After living in the home for several years, the couple hired Boston architect Gary Wolf, who told them the main problem with their house was that it lacked a cohesive plan. Originally built around World War II as a basic 1,200-square-foot, five-room ranch with a family recreation room in the basement, the home became a bit of an oddity among its neat Cape neighbors when, in the 1980s, an owner added a second story. With soaring ceilings and a contemporary roofline oddly angled so the artist-owner could have a studio filled with north light, the house took on a modernist air.
The first floor - the original ranch house - was dark and contained the entry, sitting room, and bedrooms (a master suite had been carved from the old kitchen and bath), while the airy top floor housed a large living room, kitchen, dining room, studio, and loft, and it opened onto a rear deck. It was a design layer cake that wasn't all that appetizing. "When you walked in on the ground floor, you had no idea what was upstairs," says Wolf. "It was two totally different houses."
Wolf was determined to pull it all together, and that meant adding new layers to the mix. His plan was to redesign the entry and staircase, create more access to the outdoors, reconfigure the first-floor living area, replace the upstairs powder room, add on a roof deck and a second staircase, and, on the first level, create a new master-bedroom suite that included a study, dressing room, and a bath with soaking tub, two-person shower, heated-tile floors, and Greek marble on the counters and tub deck. The serene suite, with its simple lines and bank of windows looking onto the trees, took top honors in the 2005 Luxury Living Awards as "one of the most beautiful rooms in New England."
Wolf transformed the artist's loftlike studio space into a media room, where the family gathers to watch movies on a projection television.
He proposed creating a new basement rec room with plenty of space for toys and a pool table. Instead, the husband wanted a different kind of pool: a heated indoor swimming pool. "I thought, there are six months in New England where you can't go out. What about a pool?" His wife's initial response? "I laughed really hard."
But the more she thought about it, the more she liked the idea, especially since indoor pool technology had improved dramatically in recent years and Wolf could assure her that chlorine odors would not escape the basement space. "I was very concerned the house not smell like a hotel," she says. And so another layer was added. The room and its 26-foot-by-14-foot pool have become a center of family activity, made even more personal thanks to a mural painted by one of the owner's mothers depicting his childhood home in Greece.

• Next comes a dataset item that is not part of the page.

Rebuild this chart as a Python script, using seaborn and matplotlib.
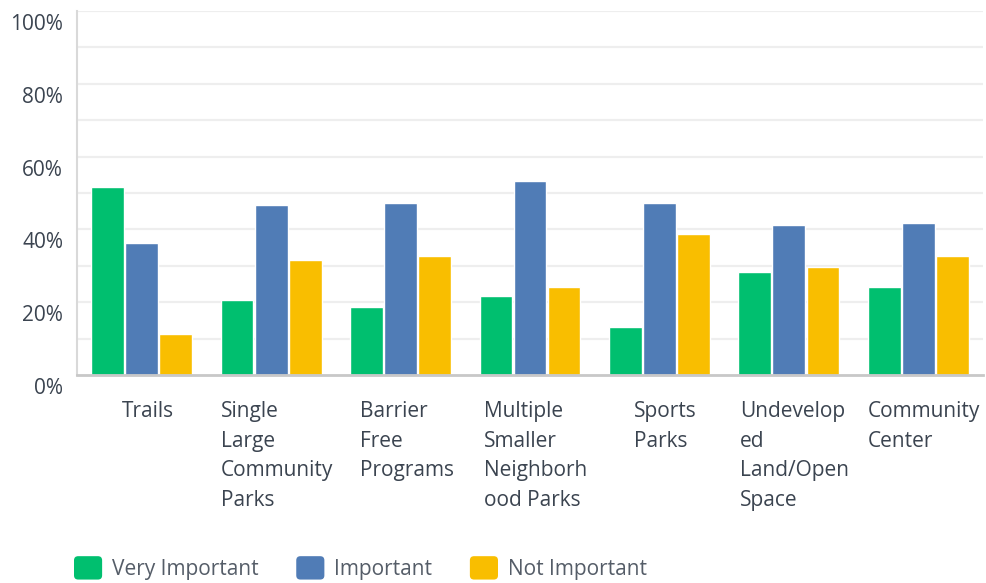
import matplotlib
matplotlib.use("Agg")
import matplotlib.pyplot as plt
from matplotlib.patches import FancyBboxPatch, Patch
from matplotlib.legend_handler import HandlerPatch
from matplotlib.transforms import ScaledTranslation
import pandas as pd
import seaborn as sns

# Survey results: share of respondents per amenity and rating (%)
categories = [
    "Trails",
    "Single\nLarge\nCommunity\nParks",
    "Barrier\nFree\nPrograms",
    "Multiple\nSmaller\nNeighborh\nood Parks",
    "Sports\nParks",
    "Undevelop\ned\nLand/Open\nSpace",
    "Community\nCenter",
]
ratings = ["Very Important", "Important", "Not Important"]
very_important = [51.6, 20.6, 18.7, 21.7, 13.2, 28.3, 24.2]
important = [36.3, 46.7, 47.3, 53.3, 47.3, 41.2, 41.8]
not_important = [11.3, 31.6, 32.7, 24.2, 38.7, 29.7, 32.7]
y_ticks = [0, 20, 40, 60, 80, 100]
y_tick_labels = ["0%", "20%", "40%", "60%", "80%", "100%"]
minor_ticks = [10, 30, 50, 70, 90]
colors = ["#00BF6F", "#507CB6", "#F9BE00"]

df = pd.DataFrame({
    "category": categories * 3,
    "rating": [r for r in ratings for _ in categories],
    "value": very_important + important + not_important,
})

sns.set_theme(style="white")
plt.rcParams["font.family"] = ["Open Sans", "DejaVu Sans"]

fig = plt.figure(figsize=(9.87, 5.83), dpi=100)
ax = fig.add_axes([77 / 987, 208 / 583, 906 / 987, 364 / 583])

sns.barplot(
    data=df, x="category", y="value", hue="rating",
    order=categories, hue_order=ratings, palette=colors,
    saturation=1, width=0.79, gap=0.04, legend=False, ax=ax,
)

ax.set_xlim(-0.5, len(categories) - 0.5)
ax.set_ylim(0, 100)
ax.set_xlabel("")
ax.set_ylabel("")

# grid lines every 10 %, labels every 20 %
ax.set_yticks(y_ticks)
ax.set_yticklabels(y_tick_labels)
ax.set_yticks(minor_ticks, minor=True)
ax.grid(False)
for v in y_ticks[1:] + minor_ticks:
    ax.axhline(v, color="#eeeeee", lw=1.6, zorder=0)
ax.set_axisbelow(True)

for s in ["top", "right"]:
    ax.spines[s].set_visible(False)
ax.spines["left"].set_color("#d9d9d9")
ax.spines["left"].set_linewidth(1.5)
ax.spines["bottom"].set_color("#c8c8c8")
ax.spines["bottom"].set_linewidth(2)
ax.spines["bottom"].set_zorder(5)

text_color = "#3b4450"
ax.tick_params(axis="both", which="both", length=0)
ax.tick_params(axis="y", pad=10, labelsize=15, labelcolor=text_color)
ax.tick_params(axis="x", pad=19, labelsize=15, labelcolor=text_color)

# y labels sit just below their grid line
shift_down = ScaledTranslation(0, -11 / 100, fig.dpi_scale_trans)
for lab in ax.get_yticklabels():
    lab.set_transform(lab.get_transform() + shift_down)

shift_right = ScaledTranslation(6 / 100, 0, fig.dpi_scale_trans)
for lab in ax.get_xticklabels():
    lab.set_multialignment("left")
    lab.set_linespacing(1.53)
    lab.set_transform(lab.get_transform() + shift_right)


def rounded_square(legend, orig_handle, xdescent, ydescent, width, height, fontsize):
    return FancyBboxPatch((-xdescent, -ydescent), width, height,
                          boxstyle="round,pad=0,rounding_size=3")


handles = [Patch(facecolor=c, edgecolor="none", label=r) for c, r in zip(colors, ratings)]
leg = fig.legend(
    handles=handles, loc="center left", bbox_to_anchor=(74 / 987, 15 / 583),
    bbox_transform=fig.transFigure, ncol=3, frameon=False, fontsize=15,
    handlelength=1.35, handleheight=1.35, handletextpad=0.48, columnspacing=1.8,
    borderpad=0, borderaxespad=0,
    handler_map={Patch: HandlerPatch(patch_func=rounded_square)},
)
for t in leg.get_texts():
    t.set_color("#555d68")

fig.savefig("out.png", dpi=100)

Design and renovation, executed by G. F. Rhode Construction of Boston, took more than two years, and the completed house now encompasses about 7,000 square feet and has four bedrooms and 3 1/2 baths. Wolf used maple generously - on staircases, built-ins, bureaus, pocket doors, fireplace surrounds, and shelving. In a signature touch, he installed wood panels instead of balusters on the staircases. At the front entry, the panels have cutouts of leaves, meant to bring the outdoors in. On the stairway leading to the pool, the panels have cutouts of waves.
The couple wanted the new design to reflect nature, invite sunlight, and connect with the outdoors as much as possible. To accomplish that Wolf added windows throughout the house. "The old house didn't have many vistas," says Wolf, "so we created them."
The original first-floor living room is now a sitting room, a welcoming place to greet guests and seat them by the refurbished fireplace, which has been refaced with slate and opens on the other side of the wall to the new study. While the sitting room is furnished with a comfy bright-red whimsical sofa and two sumptuous yellow club chairs, the private study is done with understated classic contemporary pieces.
Wolf also used slate on the exterior, creating a striped pattern that emphasizes the curved wall of the new study. The wall is hugged by a staircase with steel railings that wraps around the front of the house and leads to a roof deck that can be accessed from the family/media room on the second floor.
Unlike most home renovations, this one did not include the kitchen. With all the other major projects causing disruptions, and even forcing the couple to move out for a few months, they were content with the small but workable kitchen with its simple, if outdated, cabinets and countertops. But now that the proverbial dust has settled, the couple is contemplating a new kitchen. Perhaps it will be the final layer on the cake.
"We wanted this house to, when you walked in, give people the sense that this is something interesting," says the husband. "I think with all the layers, old and new, we've achieved that. It fits together, finally."